-- Begin --

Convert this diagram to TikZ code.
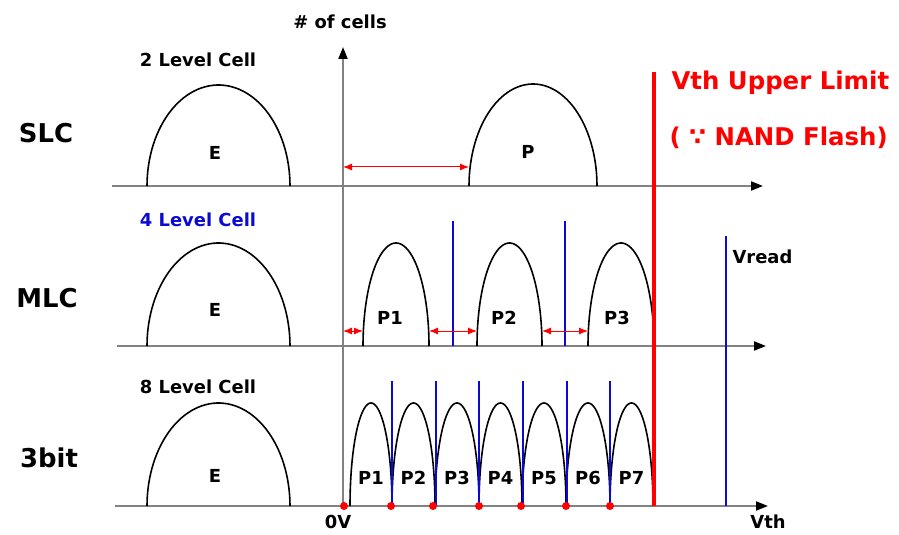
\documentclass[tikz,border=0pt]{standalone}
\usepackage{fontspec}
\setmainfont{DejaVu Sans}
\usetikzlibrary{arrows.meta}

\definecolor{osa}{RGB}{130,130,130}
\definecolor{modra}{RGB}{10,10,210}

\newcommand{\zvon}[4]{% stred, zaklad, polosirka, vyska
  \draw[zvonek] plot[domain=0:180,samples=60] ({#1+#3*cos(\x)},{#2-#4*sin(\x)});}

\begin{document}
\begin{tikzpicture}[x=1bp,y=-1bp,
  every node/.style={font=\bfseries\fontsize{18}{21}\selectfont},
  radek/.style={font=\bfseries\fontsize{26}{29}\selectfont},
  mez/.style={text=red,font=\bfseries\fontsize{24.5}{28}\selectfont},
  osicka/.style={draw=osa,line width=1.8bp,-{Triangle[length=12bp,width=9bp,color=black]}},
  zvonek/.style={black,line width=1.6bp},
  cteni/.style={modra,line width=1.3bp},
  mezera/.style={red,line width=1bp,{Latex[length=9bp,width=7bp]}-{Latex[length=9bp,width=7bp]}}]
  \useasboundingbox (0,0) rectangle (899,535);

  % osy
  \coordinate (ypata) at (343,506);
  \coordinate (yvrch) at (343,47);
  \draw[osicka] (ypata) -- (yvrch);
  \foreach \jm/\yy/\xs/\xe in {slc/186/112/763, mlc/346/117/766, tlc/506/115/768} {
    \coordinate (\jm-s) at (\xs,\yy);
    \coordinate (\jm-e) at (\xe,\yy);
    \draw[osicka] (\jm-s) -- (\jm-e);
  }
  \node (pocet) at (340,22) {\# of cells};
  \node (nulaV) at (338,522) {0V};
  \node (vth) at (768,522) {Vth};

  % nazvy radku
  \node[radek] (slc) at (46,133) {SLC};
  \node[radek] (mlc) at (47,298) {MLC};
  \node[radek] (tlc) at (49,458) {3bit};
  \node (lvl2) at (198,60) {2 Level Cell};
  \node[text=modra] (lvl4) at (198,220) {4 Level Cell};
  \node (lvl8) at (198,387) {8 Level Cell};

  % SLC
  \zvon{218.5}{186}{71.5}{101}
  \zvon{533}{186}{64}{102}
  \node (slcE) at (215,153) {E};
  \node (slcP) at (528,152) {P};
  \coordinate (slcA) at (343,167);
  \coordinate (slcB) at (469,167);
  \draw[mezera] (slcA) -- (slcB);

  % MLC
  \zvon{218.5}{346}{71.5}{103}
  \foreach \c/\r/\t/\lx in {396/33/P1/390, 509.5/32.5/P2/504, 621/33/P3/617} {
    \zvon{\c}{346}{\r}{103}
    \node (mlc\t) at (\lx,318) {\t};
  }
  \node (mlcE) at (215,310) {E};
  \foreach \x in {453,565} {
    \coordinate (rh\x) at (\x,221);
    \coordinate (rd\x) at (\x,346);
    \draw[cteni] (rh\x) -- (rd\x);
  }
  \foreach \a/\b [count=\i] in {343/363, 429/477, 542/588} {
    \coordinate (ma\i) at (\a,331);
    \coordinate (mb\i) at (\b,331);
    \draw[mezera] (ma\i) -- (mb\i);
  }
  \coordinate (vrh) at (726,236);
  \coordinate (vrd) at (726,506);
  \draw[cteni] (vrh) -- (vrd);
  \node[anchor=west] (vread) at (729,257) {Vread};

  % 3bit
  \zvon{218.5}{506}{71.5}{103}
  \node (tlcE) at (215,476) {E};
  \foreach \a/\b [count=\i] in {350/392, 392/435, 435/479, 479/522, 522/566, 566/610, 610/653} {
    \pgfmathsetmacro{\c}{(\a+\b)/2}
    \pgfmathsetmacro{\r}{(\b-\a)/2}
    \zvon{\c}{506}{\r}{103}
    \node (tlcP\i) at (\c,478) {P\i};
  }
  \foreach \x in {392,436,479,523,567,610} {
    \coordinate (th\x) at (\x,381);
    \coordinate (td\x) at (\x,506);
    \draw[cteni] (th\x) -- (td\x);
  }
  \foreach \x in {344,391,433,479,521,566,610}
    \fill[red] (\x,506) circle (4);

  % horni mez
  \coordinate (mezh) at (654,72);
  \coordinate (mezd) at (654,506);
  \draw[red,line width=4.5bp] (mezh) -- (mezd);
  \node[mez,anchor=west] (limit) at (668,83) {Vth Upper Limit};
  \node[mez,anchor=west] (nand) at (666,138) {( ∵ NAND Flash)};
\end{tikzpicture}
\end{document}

-- End --

[Stated task] Repeat the data in full and exactly. Omit pictures.

[Answer to the exercise]
Convert this diagram to TikZ code.
\documentclass[tikz,border=0pt]{standalone}
\usepackage{fontspec}
\setmainfont{DejaVu Sans}
\usetikzlibrary{arrows.meta}

\definecolor{osa}{RGB}{130,130,130}
\definecolor{modra}{RGB}{10,10,210}

\newcommand{\zvon}[4]{% stred, zaklad, polosirka, vyska
  \draw[zvonek] plot[domain=0:180,samples=60] ({#1+#3*cos(\x)},{#2-#4*sin(\x)});}

\begin{document}
\begin{tikzpicture}[x=1bp,y=-1bp,
  every node/.style={font=\bfseries\fontsize{18}{21}\selectfont},
  radek/.style={font=\bfseries\fontsize{26}{29}\selectfont},
  mez/.style={text=red,font=\bfseries\fontsize{24.5}{28}\selectfont},
  osicka/.style={draw=osa,line width=1.8bp,-{Triangle[length=12bp,width=9bp,color=black]}},
  zvonek/.style={black,line width=1.6bp},
  cteni/.style={modra,line width=1.3bp},
  mezera/.style={red,line width=1bp,{Latex[length=9bp,width=7bp]}-{Latex[length=9bp,width=7bp]}}]
  \useasboundingbox (0,0) rectangle (899,535);

  % osy
  \coordinate (ypata) at (343,506);
  \coordinate (yvrch) at (343,47);
  \draw[osicka] (ypata) -- (yvrch);
  \foreach \jm/\yy/\xs/\xe in {slc/186/112/763, mlc/346/117/766, tlc/506/115/768} {
    \coordinate (\jm-s) at (\xs,\yy);
    \coordinate (\jm-e) at (\xe,\yy);
    \draw[osicka] (\jm-s) -- (\jm-e);
  }
  \node (pocet) at (340,22) {\# of cells};
  \node (nulaV) at (338,522) {0V};
  \node (vth) at (768,522) {Vth};

  % nazvy radku
  \node[radek] (slc) at (46,133) {SLC};
  \node[radek] (mlc) at (47,298) {MLC};
  \node[radek] (tlc) at (49,458) {3bit};
  \node (lvl2) at (198,60) {2 Level Cell};
  \node[text=modra] (lvl4) at (198,220) {4 Level Cell};
  \node (lvl8) at (198,387) {8 Level Cell};

  % SLC
  \zvon{218.5}{186}{71.5}{101}
  \zvon{533}{186}{64}{102}
  \node (slcE) at (215,153) {E};
  \node (slcP) at (528,152) {P};
  \coordinate (slcA) at (343,167);
  \coordinate (slcB) at (469,167);
  \draw[mezera] (slcA) -- (slcB);

  % MLC
  \zvon{218.5}{346}{71.5}{103}
  \foreach \c/\r/\t/\lx in {396/33/P1/390, 509.5/32.5/P2/504, 621/33/P3/617} {
    \zvon{\c}{346}{\r}{103}
    \node (mlc\t) at (\lx,318) {\t};
  }
  \node (mlcE) at (215,310) {E};
  \foreach \x in {453,565} {
    \coordinate (rh\x) at (\x,221);
    \coordinate (rd\x) at (\x,346);
    \draw[cteni] (rh\x) -- (rd\x);
  }
  \foreach \a/\b [count=\i] in {343/363, 429/477, 542/588} {
    \coordinate (ma\i) at (\a,331);
    \coordinate (mb\i) at (\b,331);
    \draw[mezera] (ma\i) -- (mb\i);
  }
  \coordinate (vrh) at (726,236);
  \coordinate (vrd) at (726,506);
  \draw[cteni] (vrh) -- (vrd);
  \node[anchor=west] (vread) at (729,257) {Vread};

  % 3bit
  \zvon{218.5}{506}{71.5}{103}
  \node (tlcE) at (215,476) {E};
  \foreach \a/\b [count=\i] in {350/392, 392/435, 435/479, 479/522, 522/566, 566/610, 610/653} {
    \pgfmathsetmacro{\c}{(\a+\b)/2}
    \pgfmathsetmacro{\r}{(\b-\a)/2}
    \zvon{\c}{506}{\r}{103}
    \node (tlcP\i) at (\c,478) {P\i};
  }
  \foreach \x in {392,436,479,523,567,610} {
    \coordinate (th\x) at (\x,381);
    \coordinate (td\x) at (\x,506);
    \draw[cteni] (th\x) -- (td\x);
  }
  \foreach \x in {344,391,433,479,521,566,610}
    \fill[red] (\x,506) circle (4);

  % horni mez
  \coordinate (mezh) at (654,72);
  \coordinate (mezd) at (654,506);
  \draw[red,line width=4.5bp] (mezh) -- (mezd);
  \node[mez,anchor=west] (limit) at (668,83) {Vth Upper Limit};
  \node[mez,anchor=west] (nand) at (666,138) {( ∵ NAND Flash)};
\end{tikzpicture}
\end{document}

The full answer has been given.